══ DATA ══

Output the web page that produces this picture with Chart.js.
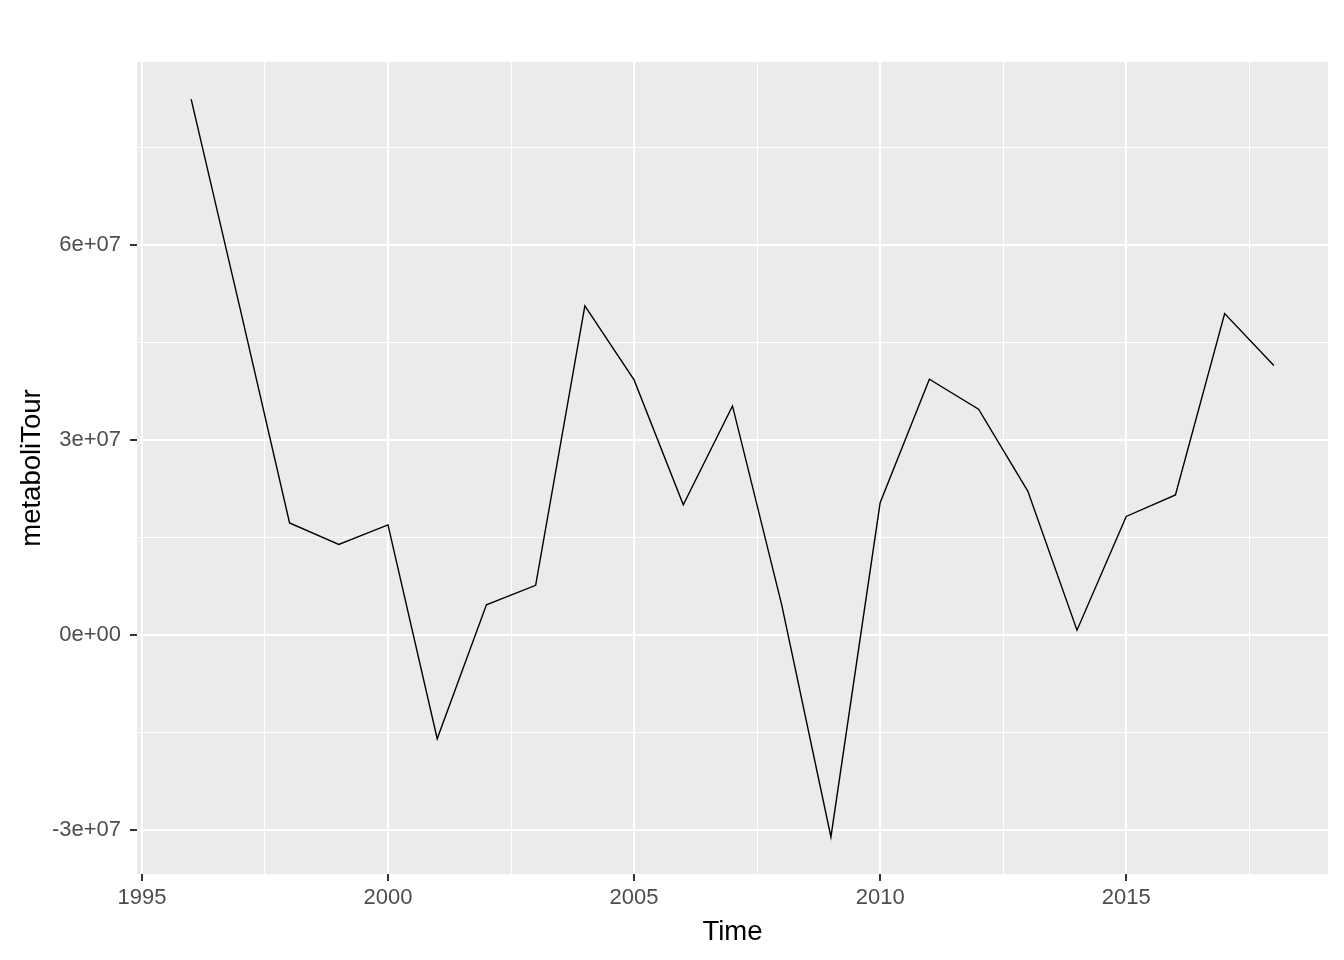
<!DOCTYPE html>
<html>
<head>
<meta charset="utf-8">
<script src="https://cdn.jsdelivr.net/npm/chart.js@4"></script>
<style>
  body { margin: 0; background: #fff; }
  #wrap { width: 1344px; height: 960px; }
</style>
</head>
<body>
<div id="wrap"><canvas id="chart1" width="1344" height="960"></canvas></div>
<script>
// data
const years = [1996, 1997, 1998, 1999, 2000, 2001, 2002, 2003, 2004, 2005, 2006, 2007,
  2008, 2009, 2010, 2011, 2012, 2013, 2014, 2015, 2016, 2017, 2018]
const metaboliTour = [82.4e6, 50.0e6, 17.2e6, 13.9e6, 16.9e6, -16.0e6, 4.6e6, 7.6e6, 50.6e6, 39.2e6, 20.0e6, 35.2e6,
  4.6e6, -31.1e6, 20.3e6, 39.3e6, 34.7e6, 22.1e6, 0.7e6, 18.2e6, 21.5e6, 49.4e6, 41.4e6]

const xMajor = [1995, 2000, 2005, 2010, 2015]
const xMinor = [1997.5, 2002.5, 2007.5, 2012.5, 2017.5]
const yMajor = [-3e7, 0, 3e7, 6e7]
const yMinor = [-1.5e7, 1.5e7, 4.5e7, 7.5e7]
const yLabels = ['-3e+07', '0e+00', '3e+07', '6e+07']

const isMajor = (list, v) => list.includes(v)

// grey panel behind the grid
const panelBg = {
  id: 'panelBg',
  beforeDraw(chart) {
    const { ctx, chartArea: a } = chart
    ctx.save()
    ctx.fillStyle = '#EBEBEB'
    ctx.fillRect(a.left, a.top, a.right - a.left, a.bottom - a.top)
    ctx.restore()
  }
}

function drawChart() {
  const data = {
    datasets: [{
      label: 'metaboliTour',
      data: years.map((x, i) => ({ x, y: metaboliTour[i] })),
      borderColor: '#000000',
      borderWidth: 1.4,
      pointRadius: 0,
      tension: 0,
      fill: false
    }]
  }

  const tickFont = { family: 'Liberation Sans, Arial, sans-serif', size: 22 }
  const titleFont = { family: 'Liberation Sans, Arial, sans-serif', size: 27.5 }

  const options = {
    responsive: false,
    animation: false,
    layout: { padding: { top: 62, right: 16, left: 0, bottom: 0 } },
    plugins: {
      legend: { display: false },
      tooltip: { enabled: false }
    },
    scales: {
      x: {
        type: 'linear',
        min: 1994.9,
        max: 2019.1,
        afterBuildTicks: scale => {
          scale.ticks = [...xMajor, ...xMinor].sort((a, b) => a - b).map(value => ({ value }))
        },
        afterFit: scale => { scale.height = 86 },
        border: { display: false },
        grid: {
          color: '#FFFFFF',
          lineWidth: ctx => isMajor(xMajor, ctx.tick.value) ? 2 : 1,
          tickLength: 7,
          tickWidth: 2,
          tickColor: ctx => isMajor(xMajor, ctx.tick.value) ? '#333333' : 'rgba(0,0,0,0)'
        },
        ticks: {
          autoSkip: false,
          maxRotation: 0,
          padding: 4,
          color: '#4D4D4D',
          font: tickFont,
          callback: v => isMajor(xMajor, v) ? String(v) : ''
        },
        title: {
          display: true,
          text: 'Time',
          color: '#000000',
          font: titleFont,
          padding: { top: 0, bottom: 11 }
        }
      },
      y: {
        type: 'linear',
        min: -36.8e6,
        max: 88.1e6,
        afterBuildTicks: scale => {
          scale.ticks = [...yMajor, ...yMinor].sort((a, b) => a - b).map(value => ({ value }))
        },
        afterFit: scale => { scale.width = 137 },
        border: { display: false },
        grid: {
          color: '#FFFFFF',
          lineWidth: ctx => isMajor(yMajor, ctx.tick.value) ? 2 : 1,
          tickLength: 7,
          tickWidth: 2,
          tickColor: ctx => isMajor(yMajor, ctx.tick.value) ? '#333333' : 'rgba(0,0,0,0)'
        },
        ticks: {
          autoSkip: false,
          padding: 9,
          color: '#4D4D4D',
          font: tickFont,
          callback: v => isMajor(yMajor, v) ? yLabels[yMajor.indexOf(v)] : ''
        },
        title: {
          display: true,
          text: 'metaboliTour',
          color: '#000000',
          font: titleFont,
          padding: { top: 16, bottom: 0 }
        }
      }
    }
  }

  new Chart('chart1', {
    type: 'line',
    data,
    options,
    plugins: [panelBg]
  })
}

drawChart()
</script>
</body>
</html>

═══

TO BE DONE:
Where a line contains the string "picture", extract that line.

SOLUTION TO THIS EXERCISE:
Output the web page that produces this picture with Chart.js.

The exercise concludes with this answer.